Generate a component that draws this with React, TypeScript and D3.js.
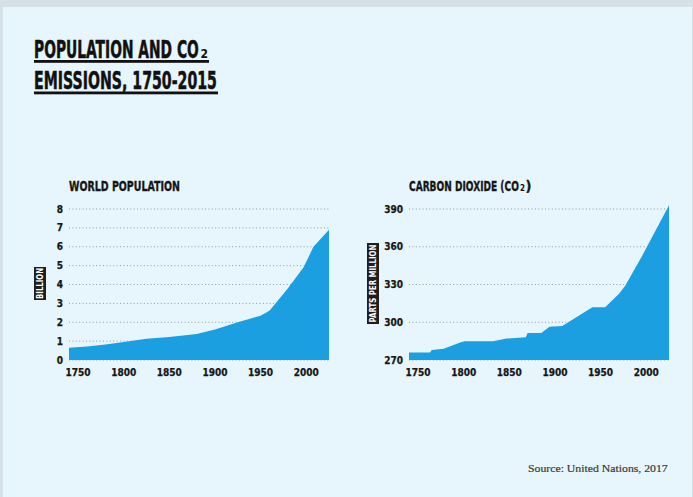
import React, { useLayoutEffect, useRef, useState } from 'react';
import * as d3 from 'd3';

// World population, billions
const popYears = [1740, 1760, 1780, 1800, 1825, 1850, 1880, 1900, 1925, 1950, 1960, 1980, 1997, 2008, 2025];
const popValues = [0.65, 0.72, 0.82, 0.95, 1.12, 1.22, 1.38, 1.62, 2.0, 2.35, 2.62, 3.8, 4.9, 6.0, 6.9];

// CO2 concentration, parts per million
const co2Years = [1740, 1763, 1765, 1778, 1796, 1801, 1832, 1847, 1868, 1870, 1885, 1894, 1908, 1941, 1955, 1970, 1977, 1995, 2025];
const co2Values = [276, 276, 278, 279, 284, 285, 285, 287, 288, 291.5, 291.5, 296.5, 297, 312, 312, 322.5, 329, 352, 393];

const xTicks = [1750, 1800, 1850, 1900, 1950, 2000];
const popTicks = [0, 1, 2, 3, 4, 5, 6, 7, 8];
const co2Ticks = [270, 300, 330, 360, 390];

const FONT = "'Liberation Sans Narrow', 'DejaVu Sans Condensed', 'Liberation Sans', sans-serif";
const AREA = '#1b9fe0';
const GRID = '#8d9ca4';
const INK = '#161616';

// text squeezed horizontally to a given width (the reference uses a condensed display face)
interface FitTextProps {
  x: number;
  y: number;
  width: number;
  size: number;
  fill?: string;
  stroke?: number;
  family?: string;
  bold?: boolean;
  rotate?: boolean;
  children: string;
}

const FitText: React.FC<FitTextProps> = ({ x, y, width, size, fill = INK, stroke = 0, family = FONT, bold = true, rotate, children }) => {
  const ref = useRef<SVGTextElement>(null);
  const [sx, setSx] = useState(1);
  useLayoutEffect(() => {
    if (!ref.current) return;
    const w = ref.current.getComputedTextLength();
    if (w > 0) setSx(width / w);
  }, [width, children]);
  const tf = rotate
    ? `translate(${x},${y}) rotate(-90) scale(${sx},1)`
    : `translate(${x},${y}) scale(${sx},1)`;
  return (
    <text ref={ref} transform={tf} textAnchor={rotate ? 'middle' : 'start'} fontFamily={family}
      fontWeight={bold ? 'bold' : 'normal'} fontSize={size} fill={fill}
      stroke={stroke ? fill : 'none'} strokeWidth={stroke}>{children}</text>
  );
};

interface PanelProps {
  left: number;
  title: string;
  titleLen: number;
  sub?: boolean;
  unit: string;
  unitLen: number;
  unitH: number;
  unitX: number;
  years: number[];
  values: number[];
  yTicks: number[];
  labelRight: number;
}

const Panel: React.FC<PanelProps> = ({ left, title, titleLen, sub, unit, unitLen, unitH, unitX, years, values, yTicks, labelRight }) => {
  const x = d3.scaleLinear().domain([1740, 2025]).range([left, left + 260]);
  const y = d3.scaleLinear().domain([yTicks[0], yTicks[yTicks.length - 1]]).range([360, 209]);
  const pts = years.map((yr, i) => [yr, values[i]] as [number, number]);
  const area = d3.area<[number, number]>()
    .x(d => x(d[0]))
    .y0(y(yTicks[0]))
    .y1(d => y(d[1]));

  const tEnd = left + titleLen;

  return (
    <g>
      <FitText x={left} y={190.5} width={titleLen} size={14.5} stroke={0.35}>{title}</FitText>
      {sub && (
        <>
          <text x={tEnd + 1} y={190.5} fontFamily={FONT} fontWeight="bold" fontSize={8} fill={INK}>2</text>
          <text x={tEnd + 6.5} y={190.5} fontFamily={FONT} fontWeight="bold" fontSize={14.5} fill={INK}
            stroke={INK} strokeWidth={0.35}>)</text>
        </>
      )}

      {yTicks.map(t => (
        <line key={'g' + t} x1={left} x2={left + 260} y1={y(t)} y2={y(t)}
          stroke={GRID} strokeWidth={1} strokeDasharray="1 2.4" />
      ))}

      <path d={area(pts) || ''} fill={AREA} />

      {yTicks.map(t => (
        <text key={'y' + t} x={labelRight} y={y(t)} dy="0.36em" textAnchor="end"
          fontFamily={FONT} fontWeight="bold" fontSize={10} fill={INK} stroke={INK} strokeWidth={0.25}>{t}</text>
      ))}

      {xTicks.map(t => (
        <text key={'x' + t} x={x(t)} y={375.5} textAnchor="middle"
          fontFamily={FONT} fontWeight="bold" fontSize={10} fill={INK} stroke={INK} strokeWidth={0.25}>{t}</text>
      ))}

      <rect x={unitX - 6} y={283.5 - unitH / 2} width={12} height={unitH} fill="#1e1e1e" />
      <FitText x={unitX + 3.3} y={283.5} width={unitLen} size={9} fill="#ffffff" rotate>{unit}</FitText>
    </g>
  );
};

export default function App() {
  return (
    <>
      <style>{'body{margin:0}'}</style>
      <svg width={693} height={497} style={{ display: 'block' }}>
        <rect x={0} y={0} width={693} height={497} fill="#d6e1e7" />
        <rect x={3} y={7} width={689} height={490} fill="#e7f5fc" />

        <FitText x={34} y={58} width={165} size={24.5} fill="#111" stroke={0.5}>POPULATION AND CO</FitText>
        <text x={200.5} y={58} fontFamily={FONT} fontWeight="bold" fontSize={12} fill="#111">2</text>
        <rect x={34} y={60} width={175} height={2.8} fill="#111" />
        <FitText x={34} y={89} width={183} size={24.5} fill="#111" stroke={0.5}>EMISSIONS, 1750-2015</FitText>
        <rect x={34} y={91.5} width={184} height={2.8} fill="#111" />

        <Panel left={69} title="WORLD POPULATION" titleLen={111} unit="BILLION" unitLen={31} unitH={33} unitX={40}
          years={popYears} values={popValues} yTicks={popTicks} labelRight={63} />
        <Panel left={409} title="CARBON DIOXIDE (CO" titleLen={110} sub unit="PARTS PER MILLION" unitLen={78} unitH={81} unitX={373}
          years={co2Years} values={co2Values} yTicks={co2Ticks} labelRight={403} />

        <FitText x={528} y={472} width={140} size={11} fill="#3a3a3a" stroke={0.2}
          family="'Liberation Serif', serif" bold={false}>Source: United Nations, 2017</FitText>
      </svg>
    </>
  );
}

THE PROBLEM: Copy out the listing exactly as it stands, but not the pictures.

RESULT OF THE EXERCISE:
Generate a component that draws this with React, TypeScript and D3.js.
import React, { useLayoutEffect, useRef, useState } from 'react';
import * as d3 from 'd3';

// World population, billions
const popYears = [1740, 1760, 1780, 1800, 1825, 1850, 1880, 1900, 1925, 1950, 1960, 1980, 1997, 2008, 2025];
const popValues = [0.65, 0.72, 0.82, 0.95, 1.12, 1.22, 1.38, 1.62, 2.0, 2.35, 2.62, 3.8, 4.9, 6.0, 6.9];

// CO2 concentration, parts per million
const co2Years = [1740, 1763, 1765, 1778, 1796, 1801, 1832, 1847, 1868, 1870, 1885, 1894, 1908, 1941, 1955, 1970, 1977, 1995, 2025];
const co2Values = [276, 276, 278, 279, 284, 285, 285, 287, 288, 291.5, 291.5, 296.5, 297, 312, 312, 322.5, 329, 352, 393];

const xTicks = [1750, 1800, 1850, 1900, 1950, 2000];
const popTicks = [0, 1, 2, 3, 4, 5, 6, 7, 8];
const co2Ticks = [270, 300, 330, 360, 390];

const FONT = "'Liberation Sans Narrow', 'DejaVu Sans Condensed', 'Liberation Sans', sans-serif";
const AREA = '#1b9fe0';
const GRID = '#8d9ca4';
const INK = '#161616';

// text squeezed horizontally to a given width (the reference uses a condensed display face)
interface FitTextProps {
  x: number;
  y: number;
  width: number;
  size: number;
  fill?: string;
  stroke?: number;
  family?: string;
  bold?: boolean;
  rotate?: boolean;
  children: string;
}

const FitText: React.FC<FitTextProps> = ({ x, y, width, size, fill = INK, stroke = 0, family = FONT, bold = true, rotate, children }) => {
  const ref = useRef<SVGTextElement>(null);
  const [sx, setSx] = useState(1);
  useLayoutEffect(() => {
    if (!ref.current) return;
    const w = ref.current.getComputedTextLength();
    if (w > 0) setSx(width / w);
  }, [width, children]);
  const tf = rotate
    ? `translate(${x},${y}) rotate(-90) scale(${sx},1)`
    : `translate(${x},${y}) scale(${sx},1)`;
  return (
    <text ref={ref} transform={tf} textAnchor={rotate ? 'middle' : 'start'} fontFamily={family}
      fontWeight={bold ? 'bold' : 'normal'} fontSize={size} fill={fill}
      stroke={stroke ? fill : 'none'} strokeWidth={stroke}>{children}</text>
  );
};

interface PanelProps {
  left: number;
  title: string;
  titleLen: number;
  sub?: boolean;
  unit: string;
  unitLen: number;
  unitH: number;
  unitX: number;
  years: number[];
  values: number[];
  yTicks: number[];
  labelRight: number;
}

const Panel: React.FC<PanelProps> = ({ left, title, titleLen, sub, unit, unitLen, unitH, unitX, years, values, yTicks, labelRight }) => {
  const x = d3.scaleLinear().domain([1740, 2025]).range([left, left + 260]);
  const y = d3.scaleLinear().domain([yTicks[0], yTicks[yTicks.length - 1]]).range([360, 209]);
  const pts = years.map((yr, i) => [yr, values[i]] as [number, number]);
  const area = d3.area<[number, number]>()
    .x(d => x(d[0]))
    .y0(y(yTicks[0]))
    .y1(d => y(d[1]));

  const tEnd = left + titleLen;

  return (
    <g>
      <FitText x={left} y={190.5} width={titleLen} size={14.5} stroke={0.35}>{title}</FitText>
      {sub && (
        <>
          <text x={tEnd + 1} y={190.5} fontFamily={FONT} fontWeight="bold" fontSize={8} fill={INK}>2</text>
          <text x={tEnd + 6.5} y={190.5} fontFamily={FONT} fontWeight="bold" fontSize={14.5} fill={INK}
            stroke={INK} strokeWidth={0.35}>)</text>
        </>
      )}

      {yTicks.map(t => (
        <line key={'g' + t} x1={left} x2={left + 260} y1={y(t)} y2={y(t)}
          stroke={GRID} strokeWidth={1} strokeDasharray="1 2.4" />
      ))}

      <path d={area(pts) || ''} fill={AREA} />

      {yTicks.map(t => (
        <text key={'y' + t} x={labelRight} y={y(t)} dy="0.36em" textAnchor="end"
          fontFamily={FONT} fontWeight="bold" fontSize={10} fill={INK} stroke={INK} strokeWidth={0.25}>{t}</text>
      ))}

      {xTicks.map(t => (
        <text key={'x' + t} x={x(t)} y={375.5} textAnchor="middle"
          fontFamily={FONT} fontWeight="bold" fontSize={10} fill={INK} stroke={INK} strokeWidth={0.25}>{t}</text>
      ))}

      <rect x={unitX - 6} y={283.5 - unitH / 2} width={12} height={unitH} fill="#1e1e1e" />
      <FitText x={unitX + 3.3} y={283.5} width={unitLen} size={9} fill="#ffffff" rotate>{unit}</FitText>
    </g>
  );
};

export default function App() {
  return (
    <>
      <style>{'body{margin:0}'}</style>
      <svg width={693} height={497} style={{ display: 'block' }}>
        <rect x={0} y={0} width={693} height={497} fill="#d6e1e7" />
        <rect x={3} y={7} width={689} height={490} fill="#e7f5fc" />

        <FitText x={34} y={58} width={165} size={24.5} fill="#111" stroke={0.5}>POPULATION AND CO</FitText>
        <text x={200.5} y={58} fontFamily={FONT} fontWeight="bold" fontSize={12} fill="#111">2</text>
        <rect x={34} y={60} width={175} height={2.8} fill="#111" />
        <FitText x={34} y={89} width={183} size={24.5} fill="#111" stroke={0.5}>EMISSIONS, 1750-2015</FitText>
        <rect x={34} y={91.5} width={184} height={2.8} fill="#111" />

        <Panel left={69} title="WORLD POPULATION" titleLen={111} unit="BILLION" unitLen={31} unitH={33} unitX={40}
          years={popYears} values={popValues} yTicks={popTicks} labelRight={63} />
        <Panel left={409} title="CARBON DIOXIDE (CO" titleLen={110} sub unit="PARTS PER MILLION" unitLen={78} unitH={81} unitX={373}
          years={co2Years} values={co2Values} yTicks={co2Ticks} labelRight={403} />

        <FitText x={528} y={472} width={140} size={11} fill="#3a3a3a" stroke={0.2}
          family="'Liberation Serif', serif" bold={false}>Source: United Nations, 2017</FitText>
      </svg>
    </>
  );
}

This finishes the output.